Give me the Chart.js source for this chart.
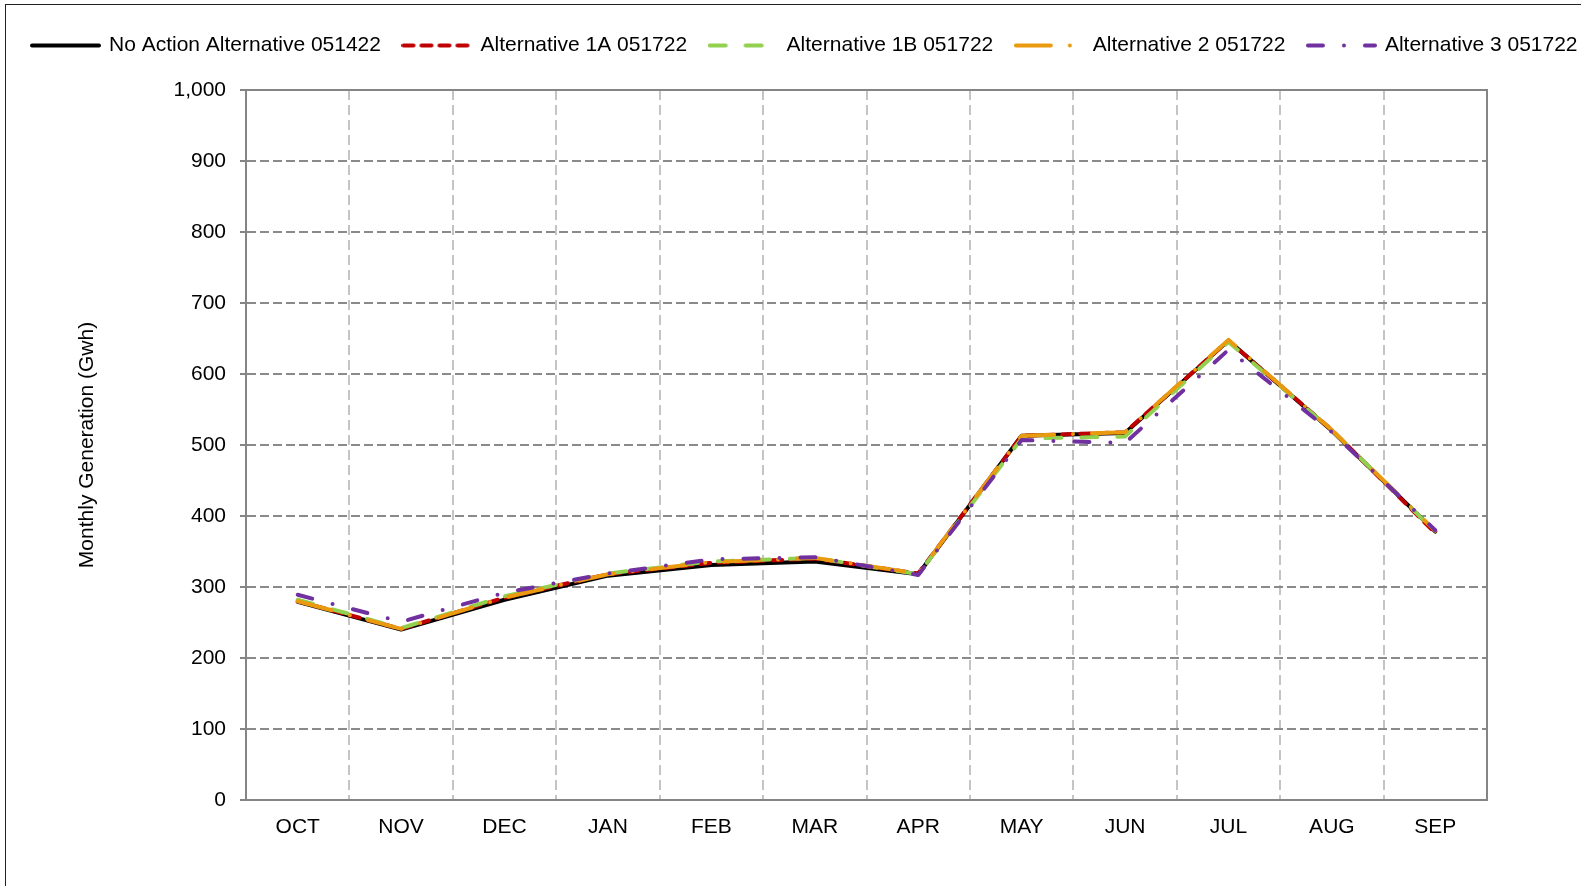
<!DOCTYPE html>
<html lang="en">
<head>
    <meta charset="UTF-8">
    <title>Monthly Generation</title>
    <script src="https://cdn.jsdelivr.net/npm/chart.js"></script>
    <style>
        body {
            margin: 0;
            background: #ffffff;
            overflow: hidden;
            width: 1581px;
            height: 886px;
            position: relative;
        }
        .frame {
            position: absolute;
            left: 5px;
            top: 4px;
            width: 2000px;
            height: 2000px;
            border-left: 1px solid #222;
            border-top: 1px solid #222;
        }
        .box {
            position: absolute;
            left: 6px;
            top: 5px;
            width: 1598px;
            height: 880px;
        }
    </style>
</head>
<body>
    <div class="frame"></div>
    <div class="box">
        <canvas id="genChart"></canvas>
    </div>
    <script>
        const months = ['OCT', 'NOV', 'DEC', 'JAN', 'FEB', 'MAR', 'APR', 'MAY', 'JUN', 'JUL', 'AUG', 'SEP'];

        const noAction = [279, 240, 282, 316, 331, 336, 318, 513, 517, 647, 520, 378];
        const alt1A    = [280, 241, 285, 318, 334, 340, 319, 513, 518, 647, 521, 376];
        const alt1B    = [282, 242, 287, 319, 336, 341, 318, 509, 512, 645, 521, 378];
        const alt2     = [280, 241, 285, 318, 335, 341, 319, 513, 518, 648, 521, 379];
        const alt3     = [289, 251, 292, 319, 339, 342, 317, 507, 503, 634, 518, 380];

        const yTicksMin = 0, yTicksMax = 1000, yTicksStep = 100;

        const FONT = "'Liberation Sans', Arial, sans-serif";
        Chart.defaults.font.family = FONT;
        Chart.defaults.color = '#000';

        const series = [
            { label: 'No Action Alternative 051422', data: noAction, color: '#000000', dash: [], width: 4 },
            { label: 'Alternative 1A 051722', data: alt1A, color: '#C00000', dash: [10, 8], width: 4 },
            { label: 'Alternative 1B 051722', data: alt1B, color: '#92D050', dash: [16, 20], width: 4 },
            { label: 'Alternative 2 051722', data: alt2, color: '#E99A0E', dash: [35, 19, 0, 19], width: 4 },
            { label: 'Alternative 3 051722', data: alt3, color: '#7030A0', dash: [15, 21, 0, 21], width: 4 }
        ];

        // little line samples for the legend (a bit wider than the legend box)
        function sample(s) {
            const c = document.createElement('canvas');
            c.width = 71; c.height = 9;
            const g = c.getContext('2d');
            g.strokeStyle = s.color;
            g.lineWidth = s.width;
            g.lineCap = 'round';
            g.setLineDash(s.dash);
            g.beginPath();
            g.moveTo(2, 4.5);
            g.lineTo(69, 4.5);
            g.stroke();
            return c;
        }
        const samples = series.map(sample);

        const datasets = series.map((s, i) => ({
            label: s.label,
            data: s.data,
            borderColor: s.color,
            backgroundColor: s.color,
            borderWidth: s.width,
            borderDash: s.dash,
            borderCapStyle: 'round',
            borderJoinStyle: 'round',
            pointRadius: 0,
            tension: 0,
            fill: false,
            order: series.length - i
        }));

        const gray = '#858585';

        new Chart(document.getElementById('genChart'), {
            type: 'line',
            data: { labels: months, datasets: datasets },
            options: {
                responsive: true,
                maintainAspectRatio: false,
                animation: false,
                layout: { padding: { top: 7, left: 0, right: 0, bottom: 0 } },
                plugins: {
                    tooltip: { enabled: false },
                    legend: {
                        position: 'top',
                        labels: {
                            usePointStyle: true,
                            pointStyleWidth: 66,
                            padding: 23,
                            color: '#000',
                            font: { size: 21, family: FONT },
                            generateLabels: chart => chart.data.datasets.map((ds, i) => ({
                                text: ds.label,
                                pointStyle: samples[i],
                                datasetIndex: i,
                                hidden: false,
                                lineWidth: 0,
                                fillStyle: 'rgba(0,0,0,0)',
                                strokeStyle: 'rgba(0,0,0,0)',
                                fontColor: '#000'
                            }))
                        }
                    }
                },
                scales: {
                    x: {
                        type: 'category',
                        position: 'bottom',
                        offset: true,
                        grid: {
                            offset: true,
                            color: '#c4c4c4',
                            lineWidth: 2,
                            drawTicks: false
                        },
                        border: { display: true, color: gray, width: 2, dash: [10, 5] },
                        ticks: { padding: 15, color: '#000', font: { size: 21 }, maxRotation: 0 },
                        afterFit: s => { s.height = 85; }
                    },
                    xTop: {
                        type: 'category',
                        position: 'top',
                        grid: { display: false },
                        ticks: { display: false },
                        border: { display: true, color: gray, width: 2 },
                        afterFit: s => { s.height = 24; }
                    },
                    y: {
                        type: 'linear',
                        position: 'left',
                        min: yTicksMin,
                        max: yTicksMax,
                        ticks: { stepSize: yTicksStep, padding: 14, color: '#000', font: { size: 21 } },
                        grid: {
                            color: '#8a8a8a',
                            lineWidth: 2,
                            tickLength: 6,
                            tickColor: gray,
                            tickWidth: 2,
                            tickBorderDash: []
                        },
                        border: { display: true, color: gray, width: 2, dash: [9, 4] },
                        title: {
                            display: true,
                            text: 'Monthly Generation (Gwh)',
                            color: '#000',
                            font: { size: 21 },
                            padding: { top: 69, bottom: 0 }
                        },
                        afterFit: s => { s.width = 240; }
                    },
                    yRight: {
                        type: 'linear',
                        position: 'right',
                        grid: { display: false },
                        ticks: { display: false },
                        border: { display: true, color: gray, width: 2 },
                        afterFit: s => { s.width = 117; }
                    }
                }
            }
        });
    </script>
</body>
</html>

....

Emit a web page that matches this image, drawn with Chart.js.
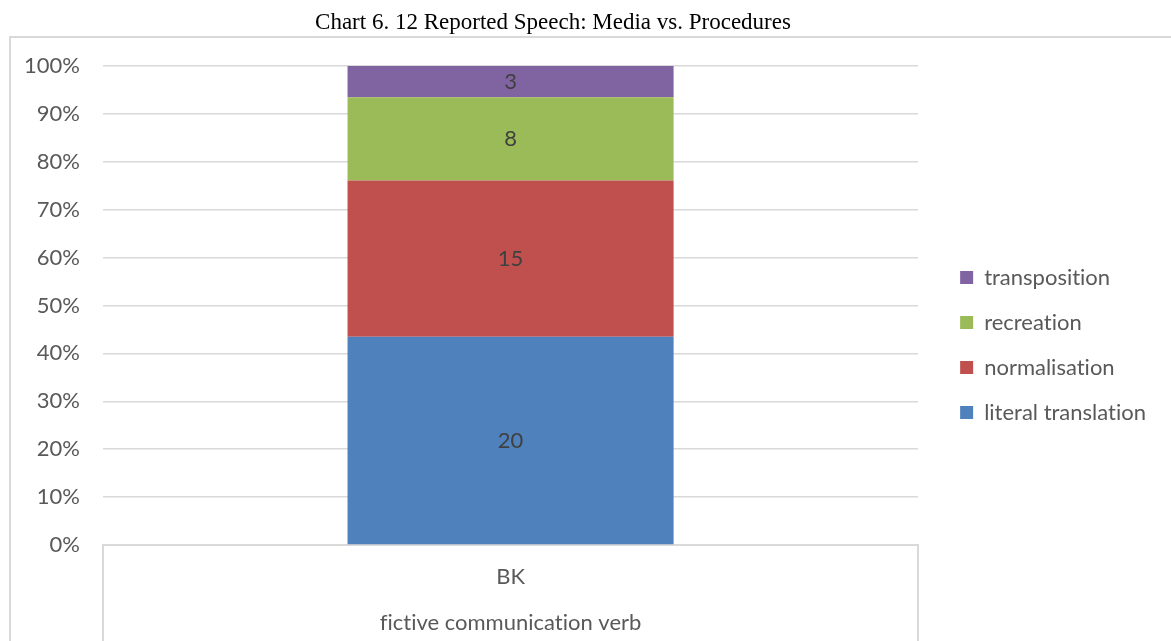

....

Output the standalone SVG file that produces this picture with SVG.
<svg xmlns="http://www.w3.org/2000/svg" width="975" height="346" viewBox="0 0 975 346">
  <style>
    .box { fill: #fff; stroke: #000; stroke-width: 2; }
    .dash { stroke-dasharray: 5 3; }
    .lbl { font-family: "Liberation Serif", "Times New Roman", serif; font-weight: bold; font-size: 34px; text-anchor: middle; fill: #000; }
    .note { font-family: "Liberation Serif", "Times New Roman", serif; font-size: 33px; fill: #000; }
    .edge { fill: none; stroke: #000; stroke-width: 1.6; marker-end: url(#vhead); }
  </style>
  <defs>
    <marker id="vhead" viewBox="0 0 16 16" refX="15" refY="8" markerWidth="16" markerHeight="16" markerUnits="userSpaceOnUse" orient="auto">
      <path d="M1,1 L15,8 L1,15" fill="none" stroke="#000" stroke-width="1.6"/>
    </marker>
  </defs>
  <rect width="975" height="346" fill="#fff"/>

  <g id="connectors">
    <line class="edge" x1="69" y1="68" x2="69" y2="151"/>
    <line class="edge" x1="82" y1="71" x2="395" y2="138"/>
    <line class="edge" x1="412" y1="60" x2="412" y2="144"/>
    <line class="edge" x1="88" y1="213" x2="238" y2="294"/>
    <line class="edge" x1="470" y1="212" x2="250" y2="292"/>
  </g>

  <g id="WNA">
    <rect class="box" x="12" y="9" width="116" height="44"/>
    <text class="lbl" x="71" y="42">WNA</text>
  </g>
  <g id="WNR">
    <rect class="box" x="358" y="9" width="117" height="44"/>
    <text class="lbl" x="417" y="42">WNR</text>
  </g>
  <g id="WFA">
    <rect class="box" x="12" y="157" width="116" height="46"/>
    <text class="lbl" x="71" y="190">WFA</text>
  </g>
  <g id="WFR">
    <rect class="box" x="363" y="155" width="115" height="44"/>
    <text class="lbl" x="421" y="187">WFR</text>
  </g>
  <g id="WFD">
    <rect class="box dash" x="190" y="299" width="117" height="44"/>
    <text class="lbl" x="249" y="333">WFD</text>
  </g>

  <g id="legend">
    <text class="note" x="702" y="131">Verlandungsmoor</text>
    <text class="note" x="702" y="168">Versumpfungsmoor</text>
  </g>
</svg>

....

◆ **What to work on**:
Take each line of the material that contains the word "with" and list it.

◆ **Task response**:
Emit a web page that matches this image, drawn with Chart.js.
Output the standalone SVG file that produces this picture with SVG.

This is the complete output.